- GIVEN PROBLEM
Set down only the lines running from the one with "Give me the matplotlib source for this chart." to the one with "lower_y = [14.84, 97.00]", both lines included, exactly as they stand, please.

**** TASK DATA

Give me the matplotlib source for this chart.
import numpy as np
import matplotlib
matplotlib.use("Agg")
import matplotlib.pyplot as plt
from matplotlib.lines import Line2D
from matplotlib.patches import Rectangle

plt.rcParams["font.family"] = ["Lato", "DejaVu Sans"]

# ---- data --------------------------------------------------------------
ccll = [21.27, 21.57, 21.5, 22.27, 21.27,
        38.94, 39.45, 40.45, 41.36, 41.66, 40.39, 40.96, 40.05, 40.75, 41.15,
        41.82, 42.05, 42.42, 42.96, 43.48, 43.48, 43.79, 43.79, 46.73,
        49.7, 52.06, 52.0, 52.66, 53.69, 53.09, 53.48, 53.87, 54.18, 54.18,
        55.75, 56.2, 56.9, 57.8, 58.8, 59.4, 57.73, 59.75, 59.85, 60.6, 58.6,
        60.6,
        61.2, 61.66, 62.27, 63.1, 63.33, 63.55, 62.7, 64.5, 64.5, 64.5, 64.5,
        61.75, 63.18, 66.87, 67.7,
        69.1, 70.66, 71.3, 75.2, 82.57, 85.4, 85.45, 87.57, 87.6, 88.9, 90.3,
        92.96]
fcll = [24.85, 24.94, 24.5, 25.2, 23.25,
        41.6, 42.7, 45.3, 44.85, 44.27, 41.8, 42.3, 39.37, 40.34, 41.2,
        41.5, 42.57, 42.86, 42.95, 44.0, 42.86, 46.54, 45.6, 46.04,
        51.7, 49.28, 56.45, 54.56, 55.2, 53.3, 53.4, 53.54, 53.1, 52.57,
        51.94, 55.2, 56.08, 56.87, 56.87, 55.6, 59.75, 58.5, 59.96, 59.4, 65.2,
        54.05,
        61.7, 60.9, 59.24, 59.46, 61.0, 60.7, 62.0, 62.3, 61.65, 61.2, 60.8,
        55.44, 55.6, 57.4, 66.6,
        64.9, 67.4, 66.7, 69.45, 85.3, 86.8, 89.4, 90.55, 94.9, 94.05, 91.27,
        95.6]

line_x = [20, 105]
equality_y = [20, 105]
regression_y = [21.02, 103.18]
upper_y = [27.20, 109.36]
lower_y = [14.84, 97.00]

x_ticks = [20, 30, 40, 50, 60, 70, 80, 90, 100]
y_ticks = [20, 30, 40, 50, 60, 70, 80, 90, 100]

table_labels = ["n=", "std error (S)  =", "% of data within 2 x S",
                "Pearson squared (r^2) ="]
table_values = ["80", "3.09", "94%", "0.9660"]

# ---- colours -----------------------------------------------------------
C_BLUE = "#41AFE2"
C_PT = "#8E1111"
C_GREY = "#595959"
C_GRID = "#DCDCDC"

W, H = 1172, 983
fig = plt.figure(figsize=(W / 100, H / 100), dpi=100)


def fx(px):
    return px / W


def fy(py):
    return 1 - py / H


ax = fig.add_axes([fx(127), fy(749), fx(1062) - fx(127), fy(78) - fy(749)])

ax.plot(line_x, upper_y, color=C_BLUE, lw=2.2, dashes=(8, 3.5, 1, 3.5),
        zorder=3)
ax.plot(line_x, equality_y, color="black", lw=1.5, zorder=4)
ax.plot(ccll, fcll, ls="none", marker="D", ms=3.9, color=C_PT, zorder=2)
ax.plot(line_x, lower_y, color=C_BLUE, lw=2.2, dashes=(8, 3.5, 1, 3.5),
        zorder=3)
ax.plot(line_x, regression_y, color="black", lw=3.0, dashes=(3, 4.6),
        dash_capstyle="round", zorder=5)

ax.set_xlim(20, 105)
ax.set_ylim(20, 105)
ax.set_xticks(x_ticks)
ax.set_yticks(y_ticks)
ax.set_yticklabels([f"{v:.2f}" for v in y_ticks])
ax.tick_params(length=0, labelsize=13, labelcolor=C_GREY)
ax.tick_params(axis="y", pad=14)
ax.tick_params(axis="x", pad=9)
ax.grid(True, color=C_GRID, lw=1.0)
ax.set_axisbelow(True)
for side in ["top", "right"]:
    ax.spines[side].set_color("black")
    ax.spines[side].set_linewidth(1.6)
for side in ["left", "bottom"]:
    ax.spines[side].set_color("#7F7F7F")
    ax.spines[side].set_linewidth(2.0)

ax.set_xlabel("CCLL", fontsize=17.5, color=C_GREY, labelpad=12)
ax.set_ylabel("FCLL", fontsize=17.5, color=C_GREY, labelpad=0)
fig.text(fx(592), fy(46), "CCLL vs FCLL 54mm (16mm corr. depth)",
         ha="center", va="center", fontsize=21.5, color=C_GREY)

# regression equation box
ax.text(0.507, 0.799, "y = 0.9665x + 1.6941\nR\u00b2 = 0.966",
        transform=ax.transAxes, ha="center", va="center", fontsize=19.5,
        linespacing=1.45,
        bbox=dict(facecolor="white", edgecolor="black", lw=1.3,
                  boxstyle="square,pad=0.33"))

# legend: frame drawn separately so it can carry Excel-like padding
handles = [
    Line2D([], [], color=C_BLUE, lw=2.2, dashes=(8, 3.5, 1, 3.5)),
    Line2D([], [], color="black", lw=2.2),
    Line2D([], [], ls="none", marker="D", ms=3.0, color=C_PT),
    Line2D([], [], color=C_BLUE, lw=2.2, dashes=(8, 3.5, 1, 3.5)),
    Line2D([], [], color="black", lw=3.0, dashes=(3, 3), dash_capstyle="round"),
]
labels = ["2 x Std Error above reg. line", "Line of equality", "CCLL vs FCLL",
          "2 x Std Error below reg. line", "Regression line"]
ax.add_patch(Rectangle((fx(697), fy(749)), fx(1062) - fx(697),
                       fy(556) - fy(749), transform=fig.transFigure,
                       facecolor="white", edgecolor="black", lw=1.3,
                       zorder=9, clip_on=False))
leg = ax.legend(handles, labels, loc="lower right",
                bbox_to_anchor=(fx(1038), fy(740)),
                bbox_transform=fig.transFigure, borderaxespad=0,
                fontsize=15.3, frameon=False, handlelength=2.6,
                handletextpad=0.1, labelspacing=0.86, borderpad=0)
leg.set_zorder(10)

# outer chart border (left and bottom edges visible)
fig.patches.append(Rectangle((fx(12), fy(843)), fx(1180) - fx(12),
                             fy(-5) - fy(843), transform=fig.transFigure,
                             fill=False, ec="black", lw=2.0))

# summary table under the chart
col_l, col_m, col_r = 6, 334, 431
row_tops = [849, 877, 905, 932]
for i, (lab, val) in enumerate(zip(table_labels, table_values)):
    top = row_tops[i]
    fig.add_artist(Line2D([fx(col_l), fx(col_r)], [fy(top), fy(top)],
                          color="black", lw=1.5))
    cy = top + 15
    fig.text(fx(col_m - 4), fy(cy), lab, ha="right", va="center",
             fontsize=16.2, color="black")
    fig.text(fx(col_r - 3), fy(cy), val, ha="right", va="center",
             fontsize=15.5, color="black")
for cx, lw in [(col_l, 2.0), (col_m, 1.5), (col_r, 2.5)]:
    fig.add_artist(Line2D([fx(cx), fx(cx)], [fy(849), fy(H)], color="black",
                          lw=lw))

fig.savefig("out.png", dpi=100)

********
**** TASK DATA

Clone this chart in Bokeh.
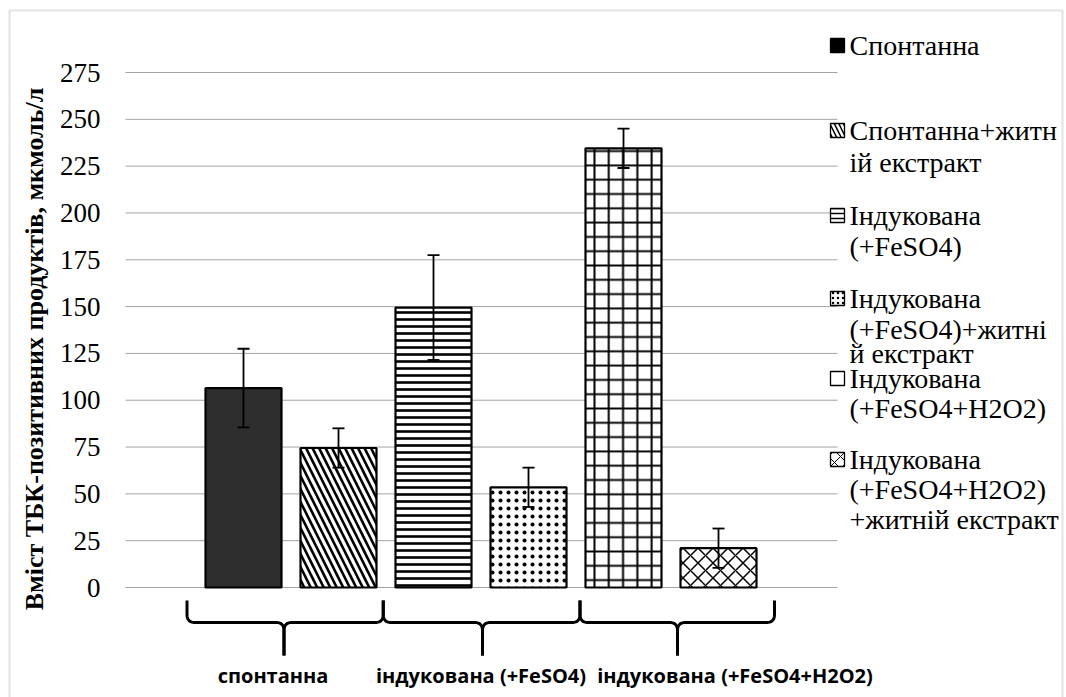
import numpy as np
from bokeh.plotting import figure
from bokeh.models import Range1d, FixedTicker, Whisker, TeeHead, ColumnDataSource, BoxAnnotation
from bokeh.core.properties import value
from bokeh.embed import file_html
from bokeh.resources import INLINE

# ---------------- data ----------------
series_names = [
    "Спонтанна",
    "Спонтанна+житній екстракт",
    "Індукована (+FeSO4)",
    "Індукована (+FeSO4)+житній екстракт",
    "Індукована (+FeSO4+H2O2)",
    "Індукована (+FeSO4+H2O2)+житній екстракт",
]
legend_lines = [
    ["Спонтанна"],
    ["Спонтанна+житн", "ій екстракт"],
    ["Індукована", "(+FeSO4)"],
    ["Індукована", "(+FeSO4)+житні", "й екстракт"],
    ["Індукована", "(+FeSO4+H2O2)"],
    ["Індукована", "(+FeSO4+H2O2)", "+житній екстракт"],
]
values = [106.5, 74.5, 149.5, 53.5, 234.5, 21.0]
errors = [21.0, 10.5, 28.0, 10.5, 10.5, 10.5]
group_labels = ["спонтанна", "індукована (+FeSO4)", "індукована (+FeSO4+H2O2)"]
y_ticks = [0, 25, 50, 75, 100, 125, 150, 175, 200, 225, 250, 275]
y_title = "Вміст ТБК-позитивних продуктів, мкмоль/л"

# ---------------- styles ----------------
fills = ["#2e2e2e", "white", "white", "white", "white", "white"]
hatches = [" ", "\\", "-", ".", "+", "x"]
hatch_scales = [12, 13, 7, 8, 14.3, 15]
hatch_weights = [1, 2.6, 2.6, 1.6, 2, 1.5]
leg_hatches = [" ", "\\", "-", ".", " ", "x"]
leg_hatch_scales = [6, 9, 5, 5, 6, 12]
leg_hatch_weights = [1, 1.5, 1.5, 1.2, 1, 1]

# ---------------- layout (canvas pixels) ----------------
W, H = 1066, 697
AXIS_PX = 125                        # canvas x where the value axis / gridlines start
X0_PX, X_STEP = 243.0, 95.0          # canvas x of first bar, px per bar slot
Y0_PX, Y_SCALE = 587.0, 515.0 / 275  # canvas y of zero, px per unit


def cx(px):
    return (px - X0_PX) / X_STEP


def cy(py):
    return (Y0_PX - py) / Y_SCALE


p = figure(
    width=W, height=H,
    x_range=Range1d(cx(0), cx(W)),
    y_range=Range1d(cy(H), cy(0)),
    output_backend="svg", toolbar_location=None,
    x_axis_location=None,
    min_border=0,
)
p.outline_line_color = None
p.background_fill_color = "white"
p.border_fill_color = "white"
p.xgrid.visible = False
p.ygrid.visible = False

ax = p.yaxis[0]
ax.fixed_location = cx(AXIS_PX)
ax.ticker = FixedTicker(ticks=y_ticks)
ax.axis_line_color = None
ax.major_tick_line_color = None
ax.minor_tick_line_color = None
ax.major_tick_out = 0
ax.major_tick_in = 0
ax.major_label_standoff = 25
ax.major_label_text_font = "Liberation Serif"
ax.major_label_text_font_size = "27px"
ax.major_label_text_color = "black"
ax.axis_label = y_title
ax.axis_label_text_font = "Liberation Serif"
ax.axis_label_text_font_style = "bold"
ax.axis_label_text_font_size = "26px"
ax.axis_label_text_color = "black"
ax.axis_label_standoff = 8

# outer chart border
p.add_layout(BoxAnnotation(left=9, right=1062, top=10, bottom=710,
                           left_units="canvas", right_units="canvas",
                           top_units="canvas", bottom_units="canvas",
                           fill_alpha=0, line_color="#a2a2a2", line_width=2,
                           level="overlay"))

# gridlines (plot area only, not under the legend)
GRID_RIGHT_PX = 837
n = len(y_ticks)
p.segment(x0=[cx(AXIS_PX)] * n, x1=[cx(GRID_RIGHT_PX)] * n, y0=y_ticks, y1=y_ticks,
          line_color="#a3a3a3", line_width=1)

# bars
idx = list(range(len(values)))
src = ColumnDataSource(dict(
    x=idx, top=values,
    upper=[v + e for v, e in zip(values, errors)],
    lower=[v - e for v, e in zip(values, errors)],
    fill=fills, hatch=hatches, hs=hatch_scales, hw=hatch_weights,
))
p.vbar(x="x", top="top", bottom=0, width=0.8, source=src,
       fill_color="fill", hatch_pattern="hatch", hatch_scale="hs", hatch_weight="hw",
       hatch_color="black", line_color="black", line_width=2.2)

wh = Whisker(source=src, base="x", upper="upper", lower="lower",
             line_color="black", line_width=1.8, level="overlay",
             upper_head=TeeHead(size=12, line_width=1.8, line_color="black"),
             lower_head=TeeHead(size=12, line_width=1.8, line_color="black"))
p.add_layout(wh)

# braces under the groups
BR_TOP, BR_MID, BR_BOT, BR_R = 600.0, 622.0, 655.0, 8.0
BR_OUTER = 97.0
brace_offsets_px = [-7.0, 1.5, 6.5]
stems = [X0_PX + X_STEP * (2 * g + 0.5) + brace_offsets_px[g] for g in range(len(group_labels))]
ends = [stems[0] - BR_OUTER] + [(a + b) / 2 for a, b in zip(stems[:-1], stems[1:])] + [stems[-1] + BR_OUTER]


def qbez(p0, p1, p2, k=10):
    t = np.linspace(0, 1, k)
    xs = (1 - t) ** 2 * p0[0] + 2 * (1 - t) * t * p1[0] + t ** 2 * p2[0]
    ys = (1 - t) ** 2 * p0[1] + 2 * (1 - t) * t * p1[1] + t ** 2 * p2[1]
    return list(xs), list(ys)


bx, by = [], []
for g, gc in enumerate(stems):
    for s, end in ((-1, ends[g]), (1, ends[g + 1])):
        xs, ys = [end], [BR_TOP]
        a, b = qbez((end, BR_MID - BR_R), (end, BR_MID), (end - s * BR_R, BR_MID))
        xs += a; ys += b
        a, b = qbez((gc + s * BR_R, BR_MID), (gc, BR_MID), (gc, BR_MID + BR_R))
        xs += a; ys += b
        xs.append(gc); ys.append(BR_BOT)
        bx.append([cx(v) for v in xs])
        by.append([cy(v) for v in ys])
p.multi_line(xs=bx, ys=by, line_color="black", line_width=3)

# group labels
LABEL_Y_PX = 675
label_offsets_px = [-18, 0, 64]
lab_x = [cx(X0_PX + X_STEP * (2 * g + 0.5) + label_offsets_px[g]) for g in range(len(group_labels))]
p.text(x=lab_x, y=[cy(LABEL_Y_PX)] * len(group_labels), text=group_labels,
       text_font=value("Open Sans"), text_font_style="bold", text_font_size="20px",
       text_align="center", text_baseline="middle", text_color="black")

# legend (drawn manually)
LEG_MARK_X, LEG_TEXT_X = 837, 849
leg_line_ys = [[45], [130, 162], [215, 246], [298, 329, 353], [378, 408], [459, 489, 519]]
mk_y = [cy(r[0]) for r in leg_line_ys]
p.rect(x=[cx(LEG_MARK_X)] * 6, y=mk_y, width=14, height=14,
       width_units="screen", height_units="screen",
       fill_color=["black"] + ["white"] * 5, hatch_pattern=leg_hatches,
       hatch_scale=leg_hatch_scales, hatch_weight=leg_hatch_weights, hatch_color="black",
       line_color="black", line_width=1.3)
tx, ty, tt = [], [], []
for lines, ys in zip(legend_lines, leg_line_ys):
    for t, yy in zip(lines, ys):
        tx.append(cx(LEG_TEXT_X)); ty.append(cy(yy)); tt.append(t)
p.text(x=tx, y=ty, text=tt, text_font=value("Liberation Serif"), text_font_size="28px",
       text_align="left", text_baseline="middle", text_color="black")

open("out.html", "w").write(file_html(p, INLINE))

********

- ANSWER TO THE EXERCISE
Give me the matplotlib source for this chart.
import numpy as np
import matplotlib
matplotlib.use("Agg")
import matplotlib.pyplot as plt
from matplotlib.lines import Line2D
from matplotlib.patches import Rectangle

plt.rcParams["font.family"] = ["Lato", "DejaVu Sans"]

# ---- data --------------------------------------------------------------
ccll = [21.27, 21.57, 21.5, 22.27, 21.27,
        38.94, 39.45, 40.45, 41.36, 41.66, 40.39, 40.96, 40.05, 40.75, 41.15,
        41.82, 42.05, 42.42, 42.96, 43.48, 43.48, 43.79, 43.79, 46.73,
        49.7, 52.06, 52.0, 52.66, 53.69, 53.09, 53.48, 53.87, 54.18, 54.18,
        55.75, 56.2, 56.9, 57.8, 58.8, 59.4, 57.73, 59.75, 59.85, 60.6, 58.6,
        60.6,
        61.2, 61.66, 62.27, 63.1, 63.33, 63.55, 62.7, 64.5, 64.5, 64.5, 64.5,
        61.75, 63.18, 66.87, 67.7,
        69.1, 70.66, 71.3, 75.2, 82.57, 85.4, 85.45, 87.57, 87.6, 88.9, 90.3,
        92.96]
fcll = [24.85, 24.94, 24.5, 25.2, 23.25,
        41.6, 42.7, 45.3, 44.85, 44.27, 41.8, 42.3, 39.37, 40.34, 41.2,
        41.5, 42.57, 42.86, 42.95, 44.0, 42.86, 46.54, 45.6, 46.04,
        51.7, 49.28, 56.45, 54.56, 55.2, 53.3, 53.4, 53.54, 53.1, 52.57,
        51.94, 55.2, 56.08, 56.87, 56.87, 55.6, 59.75, 58.5, 59.96, 59.4, 65.2,
        54.05,
        61.7, 60.9, 59.24, 59.46, 61.0, 60.7, 62.0, 62.3, 61.65, 61.2, 60.8,
        55.44, 55.6, 57.4, 66.6,
        64.9, 67.4, 66.7, 69.45, 85.3, 86.8, 89.4, 90.55, 94.9, 94.05, 91.27,
        95.6]

line_x = [20, 105]
equality_y = [20, 105]
regression_y = [21.02, 103.18]
upper_y = [27.20, 109.36]
lower_y = [14.84, 97.00]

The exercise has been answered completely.